Un jugement ferme, qui n’empêche pas la Monnaie de Paris d’aborder le sujet. Elle a déjà expérimenté des certificats blockchain pour authentifier des pièces à l’effigie de Gustave Eiffel ou hommage à la réouverture de Notre-Dame de Paris, ou commandé à l’artiste Robert Alice des œuvres NFT, dont l’une figure par exemple dans la collection d’œuvres de la banque suisse Arab Bank Switzerland, et l’autre dans les collections du musée de la Monnaie de Paris . “À travers cette proposition, nous laissons le visiteur seul juge de la pertinence de ces actifs. La Monnaie porte un regard critique, bon ou mauvais, mais nous privilégions l’aspect artistique pour l’évoquer. L’avenir dira laquelle entre la monnaie d’État et la monnaie crypto restera […] Mais sans doute cohabitation y aura-t-il , comme souvent”

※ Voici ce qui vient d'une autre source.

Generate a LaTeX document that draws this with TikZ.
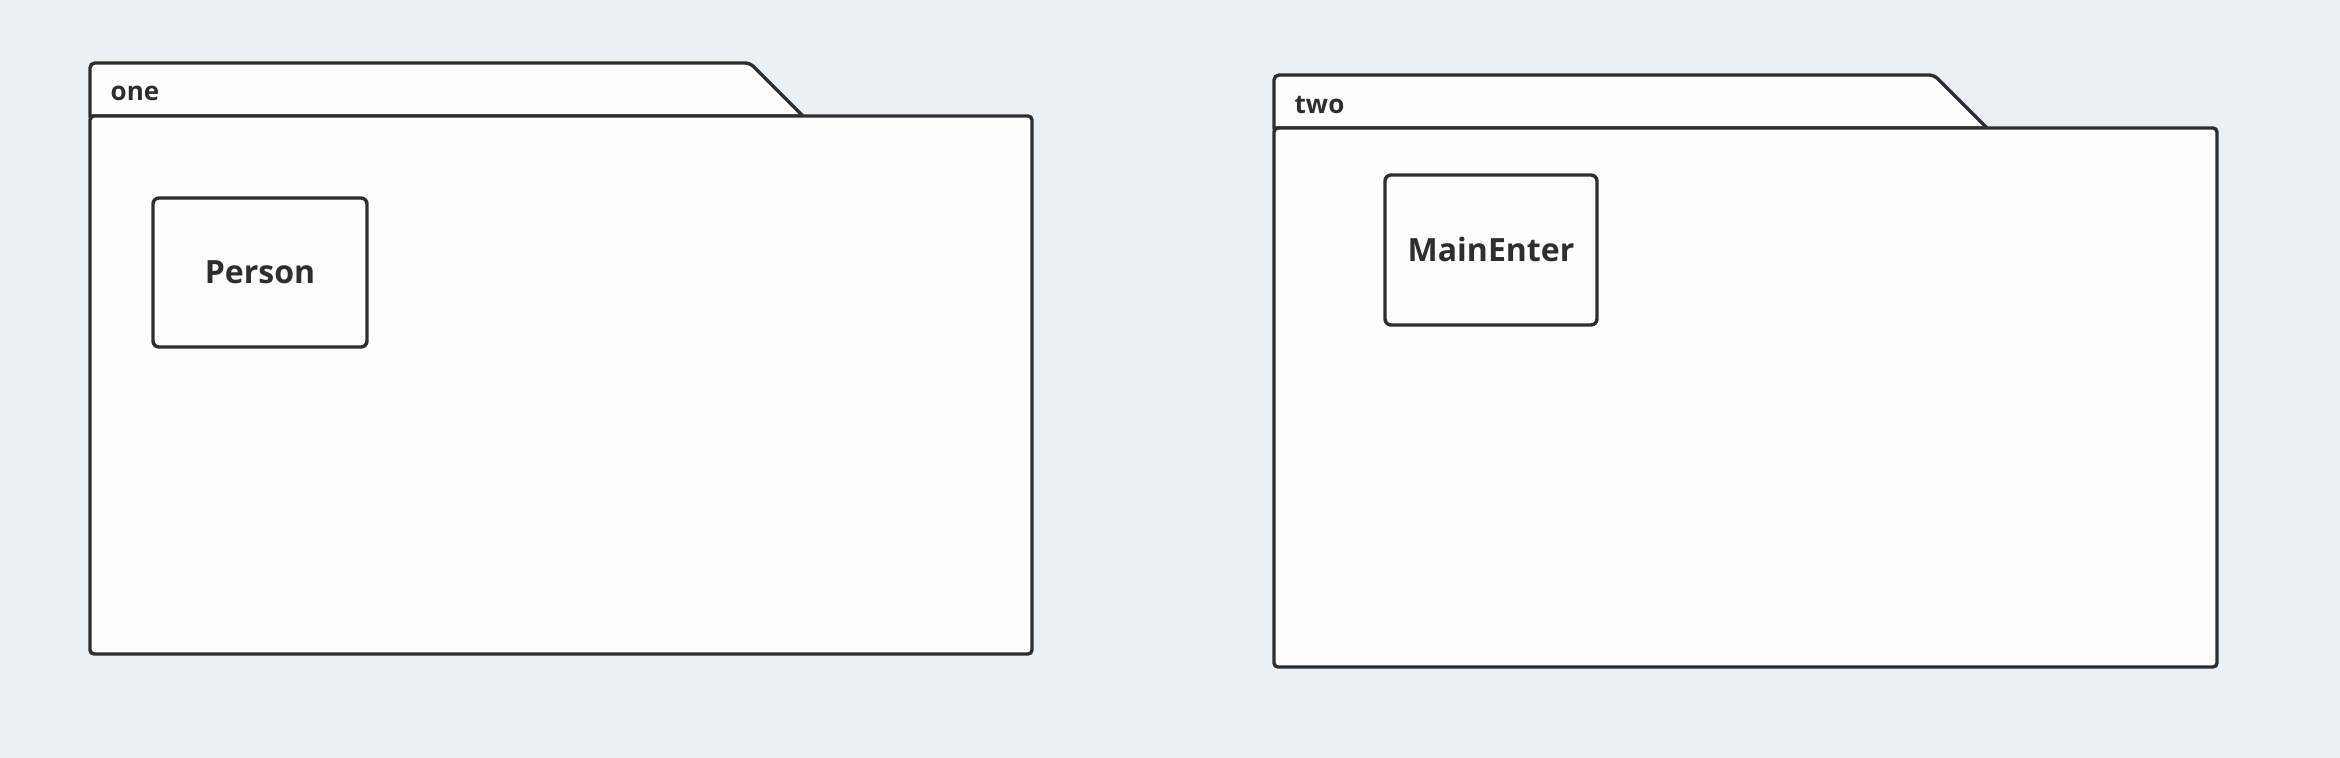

C’est sans doute cette capacité à interroger, à s’adapter et à intégrer les évolutions qui explique la longévité de la Monnaie de Paris. Et qui laisse penser qu’elle poursuivra encore longtemps son histoire.
Encadré carte d’identité de la MdP
- Créée en 864 par Charles le Chauve, la Monnaie de Paris est la plus ancienne institution monétaire encore en activité. Elle a plus de 1 150 ans d’histoire.
- la Monnaie de Paris est distribuée en deux lieux : l’un au sein de la capitale, où elle frappe médailles et pièces commémoratives ; l’autre à Pessac, où elle se consacre aux pièces de devises.
- la Monnaie de Paris fabrique non seulement les euros pour la France, mais aussi les pièces de plus de quarante devises étrangères.